**DATASET EXTRACT**.
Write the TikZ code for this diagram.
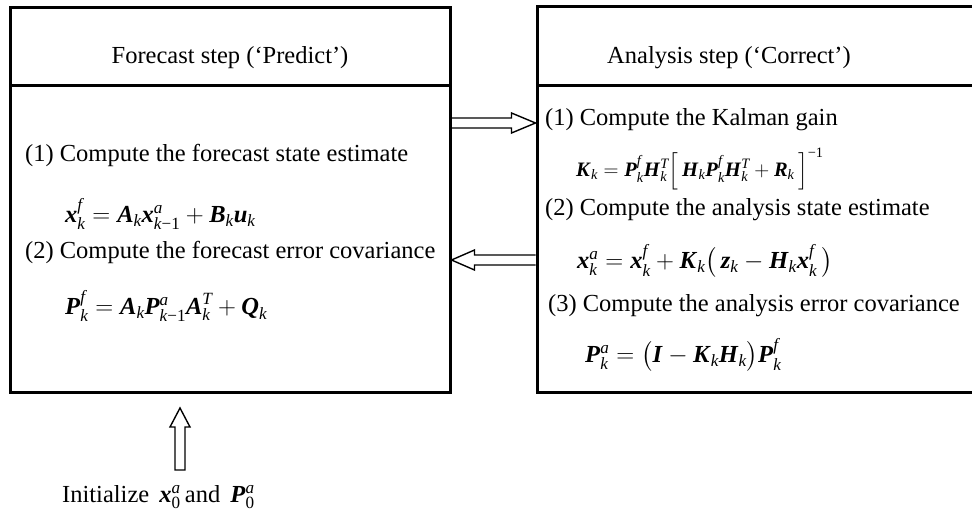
\documentclass[tikz,border=0pt]{standalone}
\usepackage{amsmath}
\usepackage{fontspec}
\setmainfont{Liberation Serif}
\usetikzlibrary{calc}
\newcommand\bi[1]{\textbf{\textit{#1\/}}}
\newcommand\ii[1]{\textit{#1}}
\begin{document}
\begin{tikzpicture}[x=1pt,y=-1pt,
  box/.style={draw, line width=3pt, rectangle, inner sep=0pt},
  txt/.style={inner sep=0pt, font=\fontsize{24.5}{29}\selectfont},
  eqs/.style={inner sep=0pt, font=\fontsize{24.5}{29}\selectfont},
  eqsmall/.style={inner sep=0pt, font=\fontsize{20.5}{24}\selectfont},
  harrow/.style={draw, line width=1.4pt, line join=miter}]
\useasboundingbox (0,0) rectangle (972,520);
% boxes
\node[box, minimum width=440pt, minimum height=78pt] (fh) at (230,46) {};
\node[box, minimum width=440pt, minimum height=307pt] (fb) at (230,238.5) {};
\node[box, minimum width=448pt, minimum height=78.5pt] (ah) at (761,45.75) {};
\node[box, minimum width=448pt, minimum height=307pt] (ab) at (761,238.5) {};
% titles
\node[txt] (ft) at (230,58) {Forecast step (‘Predict’)};
\node[txt] (at) at (729,58) {Analysis step (‘Correct’)};
% forecast content
\node[txt, anchor=west] (f1) at (25,155) {(1) Compute the forecast state estimate};
\node[eqs, anchor=west] (fe1) at (65,214) {$\bi{x}_{\ii{k}}^{\ii{f}} = \bi{A}_{\ii{k}}\bi{x}_{\ii{k}\text{−1}}^{\ii{a}} + \bi{B}_{\ii{k}}\bi{u}_{\ii{k}}$};
\node[txt, anchor=west] (f2) at (25,252) {(2) Compute the forecast error covariance};
\node[eqs, anchor=west] (fe2) at (65,306) {$\bi{P}_{\ii{k}}^{\ii{f}} = \bi{A}_{\ii{k}}\bi{P}_{\ii{k}\text{−1}}^{\ii{a}}\bi{A}_{\ii{k}}^{\ii{T}} + \bi{Q}_{\ii{k}}$};
% analysis content
\node[txt, anchor=west] (a1) at (545,120) {(1) Compute the Kalman gain};
\node[eqsmall, anchor=west] (ae1) at (576,169) {$\bi{K}_{\ii{k}} = \bi{P}_{\ii{k}}^{\ii{f}}\bi{H}_{\ii{k}}^{\ii{T}}\Big[\,\bi{H}_{\ii{k}}\bi{P}_{\ii{k}}^{\ii{f}}\bi{H}_{\ii{k}}^{\ii{T}} + \bi{R}_{\ii{k}}\,\Big]^{\text{−1}}$};
\node[txt, anchor=west] (a2) at (545,210) {(2) Compute the analysis state estimate};
\node[eqs, anchor=west] (ae2) at (577,261) {$\bi{x}_{\ii{k}}^{\ii{a}} = \bi{x}_{\ii{k}}^{\ii{f}} + \bi{K}_{\ii{k}}\big(\,\bi{z}_{\ii{k}} - \bi{H}_{\ii{k}}\bi{x}_{\ii{k}}^{\ii{f}}\,\big)$};
\node[txt, anchor=west] (a3) at (548,306) {(3) Compute the analysis error covariance};
\node[eqs, anchor=west] (ae3) at (585,355) {$\bi{P}_{\ii{k}}^{\ii{a}} = \big(\bi{I} - \bi{K}_{\ii{k}}\bi{H}_{\ii{k}}\big)\bi{P}_{\ii{k}}^{\ii{f}}$};
% init
\node[txt, anchor=west] (init) at (62,497) {Initialize \,$\bi{x}_{\text{0}}^{\ii{a}}$\,and \,$\bi{P}_{\text{0}}^{\ii{a}}$};
% arrow coordinates
\coordinate (r1) at (fb.east |- 0,123);
\coordinate (r2) at (ab.west |- 0,123);
\coordinate (l1) at (ab.west |- 0,260);
\coordinate (l2) at (fb.east |- 0,260);
\coordinate (u1) at (180,470);
\coordinate (u2) at (180,408);
% forecast -> analysis
\draw[harrow] ([yshift=5pt]r1) -- ([xshift=-24pt,yshift=5pt]r2) -- ([xshift=-24pt,yshift=10pt]r2) -- (r2)
  -- ([xshift=-24pt,yshift=-10pt]r2) -- ([xshift=-24pt,yshift=-5pt]r2) -- ([yshift=-5pt]r1);
% analysis -> forecast
\draw[harrow] ([yshift=5pt]l1) -- ([xshift=23pt,yshift=5pt]l2) -- ([xshift=23pt,yshift=10pt]l2) -- (l2)
  -- ([xshift=23pt,yshift=-10pt]l2) -- ([xshift=23pt,yshift=-5pt]l2) -- ([yshift=-5pt]l1);
% init arrow
\draw[harrow] ([xshift=-5pt]u1) -- ([xshift=-5pt,yshift=-19pt]u2) -- ([xshift=-10pt,yshift=-19pt]u2) -- (u2)
  -- ([xshift=10pt,yshift=-19pt]u2) -- ([xshift=5pt,yshift=-19pt]u2) -- ([xshift=5pt]u1) -- cycle;
\end{tikzpicture}
\end{document}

**YOUR GOAL**. Please transcribe the material above exactly as written. Leave the pictures out.

**COMPLETE RESPONSE**.
Write the TikZ code for this diagram.
\documentclass[tikz,border=0pt]{standalone}
\usepackage{amsmath}
\usepackage{fontspec}
\setmainfont{Liberation Serif}
\usetikzlibrary{calc}
\newcommand\bi[1]{\textbf{\textit{#1\/}}}
\newcommand\ii[1]{\textit{#1}}
\begin{document}
\begin{tikzpicture}[x=1pt,y=-1pt,
  box/.style={draw, line width=3pt, rectangle, inner sep=0pt},
  txt/.style={inner sep=0pt, font=\fontsize{24.5}{29}\selectfont},
  eqs/.style={inner sep=0pt, font=\fontsize{24.5}{29}\selectfont},
  eqsmall/.style={inner sep=0pt, font=\fontsize{20.5}{24}\selectfont},
  harrow/.style={draw, line width=1.4pt, line join=miter}]
\useasboundingbox (0,0) rectangle (972,520);
% boxes
\node[box, minimum width=440pt, minimum height=78pt] (fh) at (230,46) {};
\node[box, minimum width=440pt, minimum height=307pt] (fb) at (230,238.5) {};
\node[box, minimum width=448pt, minimum height=78.5pt] (ah) at (761,45.75) {};
\node[box, minimum width=448pt, minimum height=307pt] (ab) at (761,238.5) {};
% titles
\node[txt] (ft) at (230,58) {Forecast step (‘Predict’)};
\node[txt] (at) at (729,58) {Analysis step (‘Correct’)};
% forecast content
\node[txt, anchor=west] (f1) at (25,155) {(1) Compute the forecast state estimate};
\node[eqs, anchor=west] (fe1) at (65,214) {$\bi{x}_{\ii{k}}^{\ii{f}} = \bi{A}_{\ii{k}}\bi{x}_{\ii{k}\text{−1}}^{\ii{a}} + \bi{B}_{\ii{k}}\bi{u}_{\ii{k}}$};
\node[txt, anchor=west] (f2) at (25,252) {(2) Compute the forecast error covariance};
\node[eqs, anchor=west] (fe2) at (65,306) {$\bi{P}_{\ii{k}}^{\ii{f}} = \bi{A}_{\ii{k}}\bi{P}_{\ii{k}\text{−1}}^{\ii{a}}\bi{A}_{\ii{k}}^{\ii{T}} + \bi{Q}_{\ii{k}}$};
% analysis content
\node[txt, anchor=west] (a1) at (545,120) {(1) Compute the Kalman gain};
\node[eqsmall, anchor=west] (ae1) at (576,169) {$\bi{K}_{\ii{k}} = \bi{P}_{\ii{k}}^{\ii{f}}\bi{H}_{\ii{k}}^{\ii{T}}\Big[\,\bi{H}_{\ii{k}}\bi{P}_{\ii{k}}^{\ii{f}}\bi{H}_{\ii{k}}^{\ii{T}} + \bi{R}_{\ii{k}}\,\Big]^{\text{−1}}$};
\node[txt, anchor=west] (a2) at (545,210) {(2) Compute the analysis state estimate};
\node[eqs, anchor=west] (ae2) at (577,261) {$\bi{x}_{\ii{k}}^{\ii{a}} = \bi{x}_{\ii{k}}^{\ii{f}} + \bi{K}_{\ii{k}}\big(\,\bi{z}_{\ii{k}} - \bi{H}_{\ii{k}}\bi{x}_{\ii{k}}^{\ii{f}}\,\big)$};
\node[txt, anchor=west] (a3) at (548,306) {(3) Compute the analysis error covariance};
\node[eqs, anchor=west] (ae3) at (585,355) {$\bi{P}_{\ii{k}}^{\ii{a}} = \big(\bi{I} - \bi{K}_{\ii{k}}\bi{H}_{\ii{k}}\big)\bi{P}_{\ii{k}}^{\ii{f}}$};
% init
\node[txt, anchor=west] (init) at (62,497) {Initialize \,$\bi{x}_{\text{0}}^{\ii{a}}$\,and \,$\bi{P}_{\text{0}}^{\ii{a}}$};
% arrow coordinates
\coordinate (r1) at (fb.east |- 0,123);
\coordinate (r2) at (ab.west |- 0,123);
\coordinate (l1) at (ab.west |- 0,260);
\coordinate (l2) at (fb.east |- 0,260);
\coordinate (u1) at (180,470);
\coordinate (u2) at (180,408);
% forecast -> analysis
\draw[harrow] ([yshift=5pt]r1) -- ([xshift=-24pt,yshift=5pt]r2) -- ([xshift=-24pt,yshift=10pt]r2) -- (r2)
  -- ([xshift=-24pt,yshift=-10pt]r2) -- ([xshift=-24pt,yshift=-5pt]r2) -- ([yshift=-5pt]r1);
% analysis -> forecast
\draw[harrow] ([yshift=5pt]l1) -- ([xshift=23pt,yshift=5pt]l2) -- ([xshift=23pt,yshift=10pt]l2) -- (l2)
  -- ([xshift=23pt,yshift=-10pt]l2) -- ([xshift=23pt,yshift=-5pt]l2) -- ([yshift=-5pt]l1);
% init arrow
\draw[harrow] ([xshift=-5pt]u1) -- ([xshift=-5pt,yshift=-19pt]u2) -- ([xshift=-10pt,yshift=-19pt]u2) -- (u2)
  -- ([xshift=10pt,yshift=-19pt]u2) -- ([xshift=5pt,yshift=-19pt]u2) -- ([xshift=5pt]u1) -- cycle;
\end{tikzpicture}
\end{document}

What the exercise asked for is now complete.